Ponieważ Układ Słoneczny orbituje wokół centrum naszej galaktyki, unosi się cyklicznie w górę i w dół, mniej więcej co 70 mln lat. Oznacza to, że Słońce i otaczające ją planety przechodzą przez płytę ciemnej materii raz na 35 mln lat. Naukowcy z Harvardu zauważyli, że wspomniana cykliczność nakłada się ze zwiększoną aktywnością komet w okolicach Ziemi, które w historii naszej planety odnotowywano właśnie co 35 mln lat. Mimo iż powstałe po uderzeniach różnych ciał niebieskich w naszą planetę kratery nie zawierają wzoru jednoznacznie rozwiewającego wątpliwości, dwójka astrofizyków zaczęła zastanawiać się czy istnieje związek między "deszczami komet" a przejściami przez płyty ciemnej materii.
Pierwsze, co wykazali Randall i Reece to, że gdy następuje przejście przez dysk ciemnej materii, wywierane jest silniejsze oddziaływanie grawitacyjne na Układ Słoneczny. Takie działanie może pobudzać Obłok Oorta, w którym znajdują się lodowe i pyłowe drobiny samoistnie formujące się w komety. Dobrym przykładem była słynna kometa ISON, która w ubiegłym roku spektakularnie zakończyła swój żywot rozerwana na drobiny przez Słońce. Wybudzone ze stanu "uśpienia" komety bombardują Układ Słoneczny, a niektóre mogą trafiać w Ziemię.

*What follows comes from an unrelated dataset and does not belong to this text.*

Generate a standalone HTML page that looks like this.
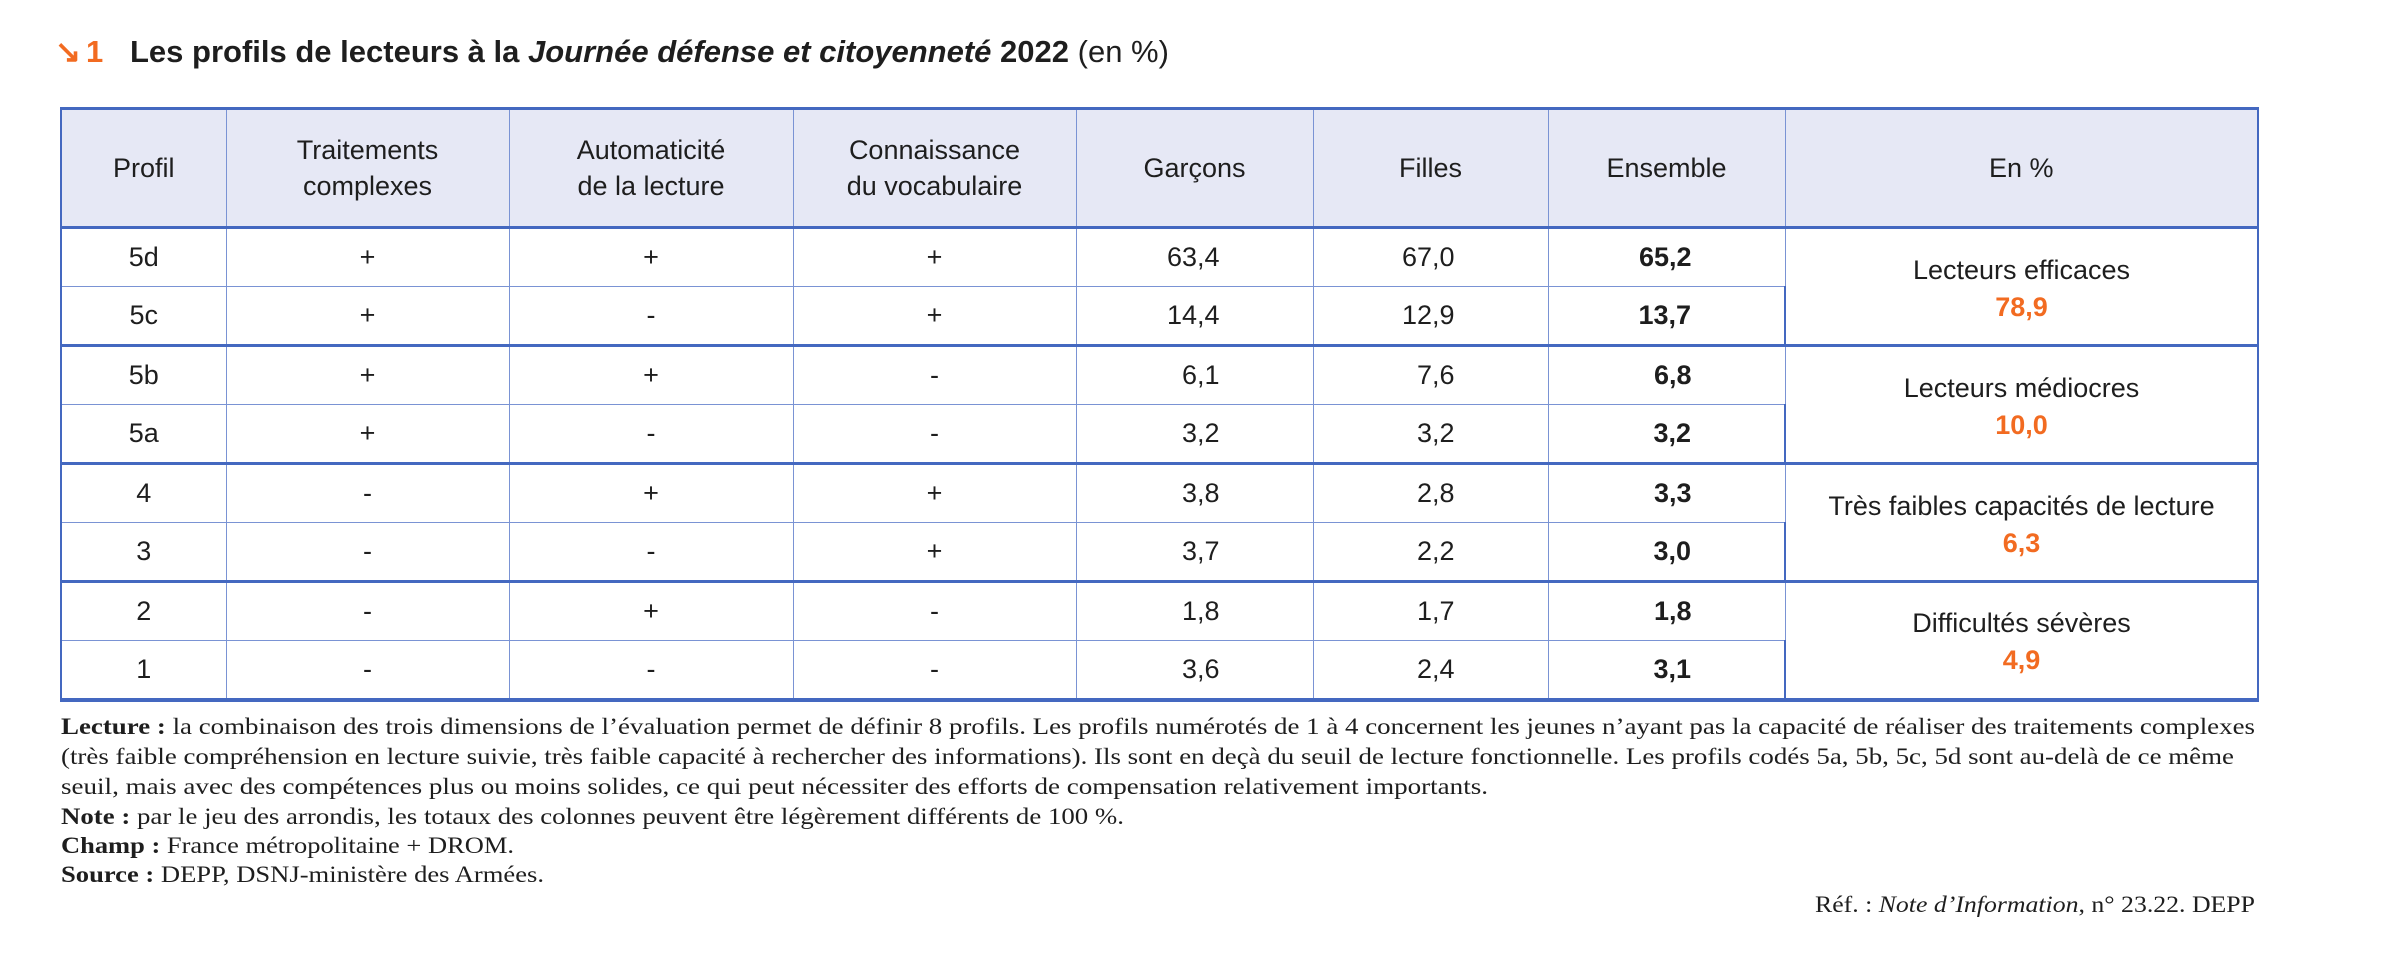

Po drugie, naukowcy przebadali, które z ziemskich kraterów o średnicy większej niż 20 km powstały w ciągu ostatnich 250 mln lat. Porównując ich wiek z 35-milionowym cyklem oscylacji Układu Słonecznego, okazało się, że w wielu przypadkach częstość uderzeń komet w naszą planetę i ich siła były skorelowane z przejściem przez dysk ciemnej materii. Były jednak okresy, w których takiej aktywności nie odnotowano. Generalnie jednak wyciągnięto wniosek, że ciemna materia wzmaga aktywność komet w naszym kosmicznym sąsiedztwie.
Ciemna materia-zabójca?
Czy można zatem stwierdzić, że to ciemna materia zabiła dinozaury? Powstanie 180-kilometrowego krateru Chicxulub, który jest powszechnie uważany za pozostałość po obiekcie, który doprowadził do zagłady 70 proc. organizmów żywych na naszej planecie, nie do końca pokrywa się czasowo z przejściem Układu Słonecznego przez dysk ciemnej materii. Randall przekonuje jednak, że nadal jest możliwe, że to kometa wzbudzona podczas wspomnianego przejścia mogła doprowadzić do wyginięcia dinozaurów. Całość komplikuje fakt, że tak naprawdę wciąż nie wiadomo czy 66 mln lat temu w Ziemię uderzyła asteroida czy kometa.
- Myślę, że zawsze warto poszukiwać alternatywnych hipotez w celu dociekania do prawdy. Trzeba być jednak ostrożnym, bo częstotliwość uderzeń komet w naszą planetę wcale nie potwierdza, że wywołują je przejścia przez dyski ciemnej materii - powiedział Luigi Foschini z Obserwatorium Astronomicznego Brera w Mediolanie.
Być może odpowiedzi na kilka pytań już wkrótce dostarczy nam sonda Gaia, która ma sporządzić najdokładniejsze trójwymiarowe mapy Drogi Mlecznej.